6. People lining up to buy lottery tickets on Friday the 13th.  This is a newsstand that sells lottery tickets in the grocery store shopping center.  In France this day is considered lucky by many.  In the US it's associated with horror movies and bad luck. Since I recently had a fender bender on Friday the 13th, I'm thinking my American side must be winning (or should I say losing) out.
 7. Micro-sidewalks.  Two people can barely walk on this.  Don't even try pushing a stroller!  The two lines of brick in the middle are actually the gutter.
8. Microcars. My sister called these "baby cars" when she first came to visit me in  2003.  I still have to stop and stare at them sometimes. These particular ones are called "voitures sans permis" which means you don't need a license to drive them.  They must be easy to park, at least!

 9. April Fool's fish?!  Juliette was busy Tuesday night cutting out and decorating paper fish to put on the back of her unwitting classmates and teachers with a little piece of scotch tape.  When people tell you a fake story on April 1st it's called a "poisson d'avril," literally an April fish.  Maybe like a "fish story"?  Bakeries will also make a sweet flaky pastry in the shape of a fish for this day.
10. Food trucks that sell "French" hamburgers.  For all their love of using English words and even opening retro-themed diners, the French always want to have the last word regarding food.  I guess that's why this "food truck" wants to specify that their burgers are "français", oui, merci!  Whatever that means exactly.

And one more for the road... probably my pet peeve as an English teacher: the misuse of apostrophes.  The French do it to seem more English.  But it just ends up looking very French.  I guess it's their revenge for us making all those "Le bag" bags in the 80s.


Tim Dudek said...

I had to laugh at the men's fashion section. I just watched a movie with Kevin Costner that took place in Paris. For most of the movie he walks around in a leather jacket with a frilly scarf on. I kept thinking only in France

Mil said...
This comment has been removed by the author.
Mil said...

Thanks, Tim. I am so behind on US movies.
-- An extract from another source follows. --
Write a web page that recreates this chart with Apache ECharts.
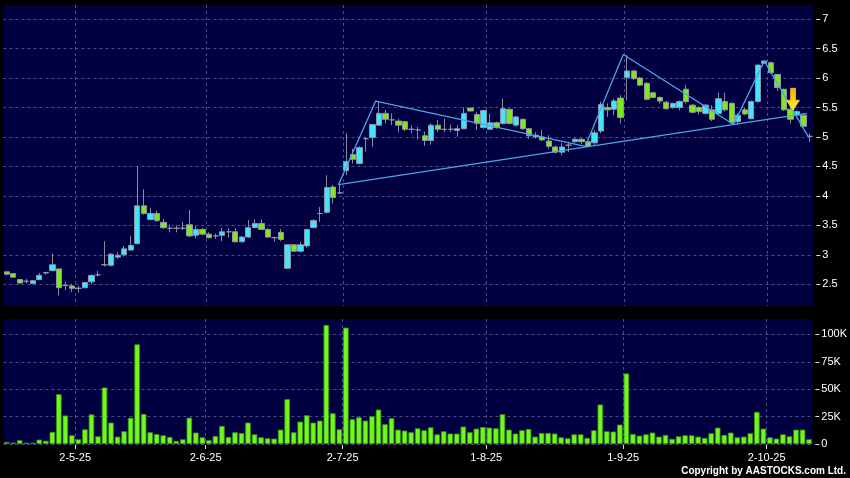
<!DOCTYPE html>
<html><head><meta charset="utf-8">
<script src="https://cdn.jsdelivr.net/npm/echarts@6/dist/echarts.min.js"></script>
<style>html,body{margin:0;padding:0;background:#000;}#c{width:850px;height:478px;}</style>
</head><body><div id="c"></div>
<script>
// trading days (d-m-yy)
const dates = [
'15-4-25','16-4-25','17-4-25','22-4-25','23-4-25','24-4-25','25-4-25','28-4-25','29-4-25','30-4-25',
'2-5-25','6-5-25','7-5-25','8-5-25','9-5-25','12-5-25','13-5-25','14-5-25','15-5-25','16-5-25','19-5-25','20-5-25','21-5-25','22-5-25','23-5-25','26-5-25','27-5-25','28-5-25','29-5-25','30-5-25',
'2-6-25','3-6-25','4-6-25','5-6-25','6-6-25','9-6-25','10-6-25','11-6-25','12-6-25','13-6-25','16-6-25','17-6-25','18-6-25','19-6-25','20-6-25','23-6-25','24-6-25','25-6-25','26-6-25','27-6-25','30-6-25',
'2-7-25','3-7-25','4-7-25','7-7-25','8-7-25','9-7-25','10-7-25','11-7-25','14-7-25','15-7-25','16-7-25','17-7-25','18-7-25','21-7-25','22-7-25','23-7-25','24-7-25','25-7-25','28-7-25','29-7-25','30-7-25','31-7-25',
'1-8-25','4-8-25','5-8-25','6-8-25','7-8-25','8-8-25','11-8-25','12-8-25','13-8-25','14-8-25','15-8-25','18-8-25','19-8-25','20-8-25','21-8-25','22-8-25','25-8-25','26-8-25','27-8-25','28-8-25','29-8-25',
'1-9-25','2-9-25','3-9-25','4-9-25','5-9-25','8-9-25','9-9-25','10-9-25','11-9-25','12-9-25','15-9-25','16-9-25','17-9-25','18-9-25','19-9-25','22-9-25','23-9-25','24-9-25','25-9-25','26-9-25','29-9-25','30-9-25',
'2-10-25','3-10-25','6-10-25','8-10-25','9-10-25','10-10-25','13-10-25','14-10-25'];

// [open, close, low, high]
const ohlc = [
[2.71,2.67,2.65,2.72],[2.68,2.62,2.61,2.69],[2.58,2.52,2.51,2.59],[2.55,2.55,2.51,2.59],[2.51,2.56,2.50,2.57],
[2.58,2.65,2.57,2.69],[2.70,2.69,2.66,2.71],[2.73,2.83,2.72,3.02],[2.76,2.44,2.31,2.76],[2.48,2.48,2.40,2.54],
[2.47,2.43,2.37,2.50],[2.43,2.43,2.36,2.47],[2.44,2.53,2.43,2.54],[2.54,2.65,2.50,2.66],[2.66,2.66,2.63,2.73],
[2.83,2.83,2.80,3.23],[2.82,3.01,2.80,3.03],[2.96,2.99,2.93,3.04],[3.00,3.10,2.97,3.15],[3.08,3.16,3.07,3.32],
[3.19,3.83,3.17,4.50],[3.83,3.70,3.68,4.11],[3.60,3.70,3.58,3.79],[3.70,3.58,3.56,3.75],[3.55,3.46,3.44,3.61],
[3.45,3.45,3.38,3.51],[3.45,3.45,3.38,3.50],[3.45,3.45,3.42,3.56],[3.51,3.32,3.30,3.76],[3.33,3.43,3.28,3.49],
[3.43,3.35,3.33,3.46],[3.35,3.29,3.28,3.38],[3.32,3.32,3.27,3.36],[3.33,3.39,3.23,3.46],[3.39,3.39,3.29,3.45],
[3.39,3.22,3.21,3.45],[3.22,3.30,3.21,3.32],[3.30,3.46,3.29,3.59],[3.46,3.53,3.45,3.60],[3.53,3.43,3.42,3.60],
[3.43,3.30,3.29,3.45],[3.29,3.29,3.22,3.31],[3.38,3.26,3.23,3.44],[2.77,3.17,2.76,3.18],[3.17,3.06,3.05,3.18],
[3.06,3.17,3.04,3.22],[3.15,3.43,3.12,3.44],[3.46,3.58,3.45,3.60],[3.70,3.70,3.56,3.81],[3.72,4.14,3.70,4.35],
[4.15,3.97,3.87,4.18],[4.05,4.05,4.03,4.19],[4.43,4.58,4.35,5.06],[4.70,4.62,4.55,4.80],[4.55,4.82,4.53,4.84],
[4.97,4.97,4.75,5.00],[4.99,5.21,4.83,5.22],[5.20,5.40,5.19,5.61],[5.40,5.30,5.23,5.46],[5.29,5.29,5.20,5.40],
[5.27,5.20,5.08,5.31],[5.26,5.13,5.10,5.27],[5.13,5.13,5.06,5.20],[5.12,5.12,4.96,5.17],[5.02,4.94,4.85,5.09],
[4.94,5.20,4.87,5.23],[5.20,5.13,5.08,5.29],[5.13,5.13,5.08,5.31],[5.13,5.13,5.08,5.21],[5.11,5.14,5.00,5.20],
[5.14,5.40,5.13,5.50],[5.49,5.44,5.43,5.50],[5.38,5.23,5.12,5.43],[5.16,5.45,5.14,5.46],[5.13,5.24,5.12,5.40],
[5.24,5.16,5.14,5.26],[5.23,5.48,5.21,5.65],[5.47,5.23,5.21,5.48],[5.20,5.34,5.18,5.36],[5.30,5.14,5.12,5.31],
[5.14,5.02,4.97,5.15],[5.00,5.03,4.97,5.08],[5.00,4.95,4.93,5.12],[4.93,4.84,4.80,5.03],[4.83,4.74,4.72,4.85],
[4.74,4.83,4.69,4.90],[4.86,4.86,4.74,4.92],[4.92,4.96,4.90,4.98],[4.96,4.92,4.88,4.98],[4.92,4.84,4.83,4.93],
[4.90,5.07,4.86,5.12],[5.10,5.55,5.06,5.60],[5.50,5.46,5.34,5.57],[5.47,5.61,5.37,5.65],[5.66,5.33,5.23,5.71],
[6.01,6.12,5.62,6.39],[6.12,5.99,5.97,6.14],[6.00,5.88,5.86,6.02],[5.91,5.64,5.62,5.93],[5.75,5.67,5.66,5.77],
[5.67,5.61,5.57,5.69],[5.59,5.48,5.46,5.61],[5.50,5.57,5.48,5.58],[5.50,5.60,5.45,5.62],[5.81,5.60,5.57,5.88],
[5.54,5.42,5.40,5.56],[5.50,5.43,5.38,5.52],[5.40,5.54,5.38,5.56],[5.46,5.30,5.27,5.54],[5.40,5.65,5.37,5.75],
[5.60,5.46,5.43,5.75],[5.57,5.24,5.22,5.59],[5.26,5.37,5.20,5.40],[5.46,5.39,5.37,5.50],[5.31,5.60,5.30,5.62],
[5.60,6.22,5.58,6.23],[6.25,6.29,6.24,6.30],[6.26,6.09,6.08,6.28],[6.06,5.84,5.78,6.07],[5.81,5.46,5.44,5.82],
[5.47,5.30,5.23,5.51],[5.37,5.43,5.35,5.45],[5.37,5.18,5.16,5.39],[5.01,5.01,4.92,5.06]];

const volumes = [
1800,1200,3400,1200,1200,4000,3000,11000,45400,26000,
8000,4300,13400,27000,7000,51500,19500,6700,11600,23800,
90900,27400,10700,9100,7900,6400,2700,4300,24000,10400,
6100,3400,7300,16500,6400,10700,10000,19500,8800,6100,
5200,4900,13100,40900,10700,20400,26200,19500,21300,108500,
28000,13400,106100,22600,24400,21300,25300,31400,18000,23500,
13100,12200,10700,14300,12500,15200,8800,11600,9500,9500,
15900,10700,14000,15500,14900,14300,27100,13100,9500,12500,
13700,6700,10000,10000,9500,6100,5200,8800,8800,5500,
12500,36000,11600,11300,17700,64300,9100,7600,8800,10400,
6700,8200,4600,7000,7900,7900,6700,5500,9800,14900,
8200,10400,6100,6700,9800,29300,14000,6100,4900,8800,
7000,13100,13100,4300];

const dateTickLabels = ['2-5-25','2-6-25','2-7-25','1-8-25','1-9-25','2-10-25'];
const priceTicks = [2.5,3,3.5,4,4.5,5,5.5,6,6.5,7];
const volumeTicks = [0,25000,50000,75000,100000];

// pattern lines: [day index, price]
const zigzagLine = [[50.8,4.19],[56.5,5.61],[88.6,4.84],[94.4,6.40],[111.3,5.21],[116,6.29],[122.7,5.01]];
const trendLine = [[50.8,4.19],[122.5,5.40]];
const signalArrow = [[120.4,5.64]];

const N = dates.length;
// date ticks sit on the boundary after each labelled day
const dateTickPos = dateTickLabels.map(d => dates.indexOf(d) + 0.5);

const gridLine = {color:'#4b4b8c', type:[3,3], width:1};
const tickStyle = {color:'#e0e0e0', width:1};
const FONT = 'Liberation Sans';
const L = 3.4, R = 36.7;
const noLine = {show:false, onZero:false};

const chart = echarts.init(document.getElementById('c'), null, {renderer:'canvas'});
chart.setOption({
  backgroundColor:'#000',
  animation:false,
  grid:[
    {left:L, right:R, top:5, height:301, show:true, backgroundColor:'#000040', borderWidth:0},
    {left:L, right:R, top:319, height:125, show:true, backgroundColor:'#000040', borderWidth:0}
  ],
  xAxis:[
    {type:'category', gridIndex:0, data:dates, boundaryGap:true, show:false, axisLine:noLine},
    {type:'category', gridIndex:1, data:dates, boundaryGap:true, show:false, axisLine:noLine},
    {type:'value', gridIndex:0, min:-0.5, max:N-0.5, position:'bottom',
     axisLine:noLine, axisTick:{show:false, customValues:dateTickPos},
     axisLabel:{show:false, customValues:dateTickPos},
     splitLine:{show:true, lineStyle:gridLine}},
    {type:'value', gridIndex:1, min:-0.5, max:N-0.5, position:'bottom', offset:1,
     axisLine:noLine,
     axisTick:{show:true, customValues:dateTickPos, length:4, lineStyle:tickStyle},
     axisLabel:{customValues:dateTickPos, color:'#ffffff', fontSize:11, fontFamily:FONT, margin:7,
       formatter:(v)=> dates[Math.round(v - 0.5)]},
     splitLine:{show:true, lineStyle:gridLine}}
  ],
  yAxis:[
    {type:'value', gridIndex:0, position:'right', min:2.13, max:7.24, offset:3,
     axisLine:noLine,
     axisTick:{show:true, customValues:priceTicks, length:4, lineStyle:tickStyle},
     axisLabel:{customValues:priceTicks, color:'#ffffff', fontSize:11, fontFamily:FONT, margin:6},
     splitLine:{show:true, lineStyle:gridLine}},
    {type:'value', gridIndex:1, position:'right', min:0, max:114000, offset:3,
     axisLine:noLine,
     axisTick:{show:true, customValues:volumeTicks, length:4, lineStyle:tickStyle},
     axisLabel:{customValues:volumeTicks, color:'#ffffff', fontSize:11, fontFamily:FONT, margin:6,
       formatter:(v)=> v===0 ? '0' : (v/1000)+'K'},
     splitLine:{show:true, lineStyle:gridLine}}
  ],
  series:[
    {type:'candlestick', xAxisIndex:0, yAxisIndex:0, data:ohlc, barWidth:5.8,
     itemStyle:{color:'#3fe6fc', color0:'#7fe622', borderColor:'#9a9aaa', borderColor0:'#9a9aaa', borderColorDoji:'#9a9aaa', borderWidth:0.9}},
    {type:'line', xAxisIndex:2, yAxisIndex:0, data:zigzagLine, symbol:'none', z:5,
     lineStyle:{color:'#4aa6e6', width:1.3}},
    {type:'line', xAxisIndex:2, yAxisIndex:0, data:trendLine, symbol:'none', z:5,
     lineStyle:{color:'#4aa6e6', width:1.3}},
    {type:'scatter', xAxisIndex:2, yAxisIndex:0, data:signalArrow, z:6,
     symbol:'path://M4,0 L9,0 L9,12 L13,12 L6.5,22 L0,12 L4,12 Z', symbolSize:[13,22],
     itemStyle:{opacity:1, color:{type:'linear',x:0,y:0,x2:0,y2:1,colorStops:[{offset:0,color:'#ffae10'},{offset:0.5,color:'#ffd000'},{offset:1,color:'#ffec40'}]},
       borderColor:'#ffd84a', borderWidth:0.6}},
    {type:'bar', xAxisIndex:1, yAxisIndex:1, data:volumes, barWidth:5.5,
     itemStyle:{color:'#70f81c', borderColor:'#3f9414', borderWidth:0.8}}
  ],
  graphic:[
    {type:'text', right:4, top:466, style:{text:'Copyright by AASTOCKS.com Ltd.', fill:'#ffffff', font:'bold 10px "Liberation Sans"'}}
  ]
});
</script></body></html>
Looks like someone did their homework when they filmed that one. Of course, Kevin Costner can pull it off.

Jenenz said...

Regarding #1, I would have no idea what an "X" on a sign would mean. That sign does not resonate with my brain. The scarves made me thing immediately of the French and European men that I have worked with. They do wear those scarves, even in the States. You can take the man out of Europe but can't take the Europe out of the man.

I Say Oui said...

Yes! My friend and I were just talking about men and their delicate flowery scarves in France! I notice more older men who wear them, along with colorful socks.